PG_Lab :https://github.com/rbergm/pg_lab

1 Introduction

Although query optimization in relational database systems has been studied in decades of research [31, 35, 39, 53], there is still no consensus on how to do query optimization the “right” way and novel approaches are published each year.

要我说，是否存在Right Way都不一定😂毕竟这可是”No Free Lunch”的系统工程

As the system-under-test (SUT), we use PostgreSQL (PG) as a widely-used and prime representative of the traditional query optimizer architecture.

Nice，主要以PG作为研究对象

2 Preliminaries

2.1 Textbook Query Optimizer

While a large number of relational database systems with different features and for different use cases exists, most of them contain a query optimizer that is loosely based on the textbook optimizer architecture shown in Figure 1.

Most systems use either heuristic search algorithms (e.g. SQLite [56]), exhaustive algorithms (e.g. MySQL [14] or DuckDB [10]), or both (e.g. PG [49])

将Query Optimizer分为三类：

Heuristic Search -> SQLite

Exhaustive Algorithm -> MySQL, DuckDB

以及两者的混合 -> PG

Recently a plethora of approaches that utilize machine learning techniques for cardinality estimation have been proposed

使用机器学习进行cardinality estimation

The first category contains work such as MSCN [27] that learns a global neural network for an entire database schema, and LocalNN [67] that learns multiple, but more lightweight models. LPCE [63] also learns from labelled queries, but integrates the cardinalities in a re-optimization scheme.

即使是机器学习，方案也不止一种

这一小节基本就是报菜名，各类传统方法和机器学习都用上了，五花八门

2.3 Open Questions

Despite the large number of novel research projects to improve the query optimizer, most of these approaches focus on individual components and improve them in isolation

嗯，确实，一旦使用的Optimize方法多起来就不好测量

关于JOB数据集

3 Methodology and Setup

Therefore, we invested a lot of engineering effort to develop two novel frameworks to study the optimizer and the interaction of its components: pg_lab and PostBOUND

pg_lab focuses on the low-level details of the optimization process, e.g. by overwriting the optimizer’s control flow

PostBOUND is used to analyze query plans and to generate input data for the optimizer.

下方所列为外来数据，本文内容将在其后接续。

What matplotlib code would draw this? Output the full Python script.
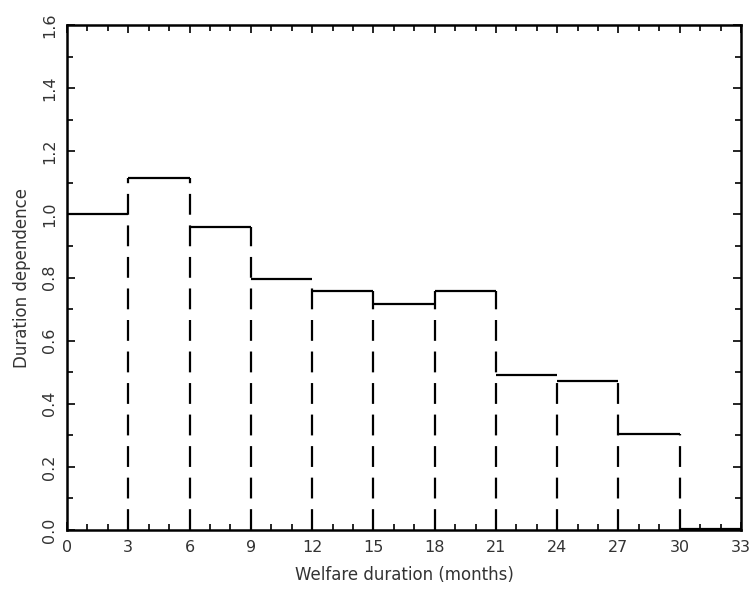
import numpy as np
import matplotlib.pyplot as plt
from matplotlib.ticker import MultipleLocator

plt.rcParams['lines.scale_dashes'] = False

# interval boundaries (months) and duration dependence per interval
edges = [0, 3, 6, 9, 12, 15, 18, 21, 24, 27, 30, 33]
values = [1.0, 1.115, 0.96, 0.795, 0.757, 0.716, 0.757, 0.491, 0.472, 0.304, 0.003]
yticks = [0.0, 0.2, 0.4, 0.6, 0.8, 1.0, 1.2, 1.4, 1.6]

fig = plt.figure(figsize=(7.54, 5.92), dpi=100)
ax = fig.add_axes([0.0889, 0.1047, 0.8939, 0.8531])

# horizontal steps
ax.hlines(values, edges[:-1], edges[1:], colors='black', linewidth=1.6)

# dashed verticals at interior boundaries, up to the higher neighbouring step
for i in range(1, len(edges) - 1):
    top = max(values[i - 1], values[i])
    ax.vlines(edges[i], 0, top, colors='black', linewidth=1.6,
              linestyles=(0, (15, 7.7)))

ax.set_xlim(0, 33)
ax.set_ylim(0, 1.6)
ax.xaxis.set_major_locator(MultipleLocator(3))
ax.xaxis.set_minor_locator(MultipleLocator(1))
ax.set_yticks(yticks)
ax.set_yticklabels([f"{v:.1f}" for v in yticks], rotation=90, va='center')
ax.yaxis.set_minor_locator(MultipleLocator(0.1))
ax.tick_params(which='both', direction='in', top=True, right=True, width=1.2,
               labelcolor='#333333')
ax.tick_params(which='major', length=6, labelsize=11.5, pad=7)
ax.tick_params(which='minor', length=4)
for s in ax.spines.values():
    s.set_linewidth(1.8)

ax.set_xlabel("Welfare duration (months)", fontsize=12, labelpad=8, color='#333333')
ax.set_ylabel("Duration dependence", fontsize=12, labelpad=8, color='#333333')

fig.savefig("out.png", dpi=100)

PostBOUND : https://github.com/rbergm/PostBOUND

PG_Lab :https://github.com/rbergm/pg_lab

3.1 Research Frameworks

pg_lab is a research-focused fork of PG that exposes the internal functionality of the query optimizer while keeping the general control-flow intact. This is achieved by adding a number of extension hooks to the optimization process.

呃，PG的分叉，但通过插件Hook住optimization process？感觉不太妙（软件分叉出去一般就不太好回）

但看了下pg_lab的仓库，文档还不错，有些工作必须要修改源码才能做到

pg_lab also ships an extension to embed optimizer decisions directly into the SQL query using a special hint syntax, similar to the widely-used pg_hint_plan extension …… Using hints as the primary means for steering the optimizer abstracts all the low-level details of the optimizer interaction away

在Low-Level层面添加Optimize Hint

As long as the hinting interface remains stable, optimizer prototypes can be tested across PG versions.

“prototypes can be tested across PG versions” 这个好

This framework（PostBOUND） is implemented in Python to ensure ease of programming. At its core, it provides an optimization pipeline that is used to generate input data for the actual database optimizer. This pipeline is composed of multiple interfaces that handle different parts of the optimization process, in particular join ordering, operator selection (scans and joins) and cardinality estimation.

Optimization PipeLine 这听起来很Nice

apart from PG, PostBOUND also supports MySQL

这么说，应该可移植性不错

The high-level interaction between PostBOUND and pg_lab is summarized in Figure 2: The user selects a target workload (e.g. JOB, Stats, or a custom workload) and configures an optimization pipeline by implementing select optimization stages with the desired strategies (e.g. by implementing a novel cardinality estimator). PostBOUND then generates hinted queries that encode the optimization decisions in each query.

3.2 Benchmarks

Specifically, we perform all analysis using JOB [30] (cf. Table 1). In addition, we use the more recent Stats benchmark [18] and for Section 6 the Stack benchmark [35]. Table 2 summarizes important properties of the different benchmarks to highlight similarities and differences.

3.3 Test Environment

没什么特殊的：X86_64芯片的大内存服务器，就是系统环境有调整

We optimize this server’s configuration using the PGTune tool [61], targeting an OLAP workload

使用PG Tune优化系统

we pre-warm the buffer with all relevant base table pages and index pages using the pg_prewarm

提前将数据库的Buffer预热了

4 Cardinality Distortion

4.1 Impact on Plan Quality

JOB数据集的情况：

JOB: Figure 3 shows the execution plans for selected JOB queries chosen by PG’s optimizer along with their runtimes as we vary . We observe three distinct reactions to the distortion factor:

(1) A small percentage of queries always use the same execution plan (0 out of 113 queries on the HDD server, 12 on the SSD system).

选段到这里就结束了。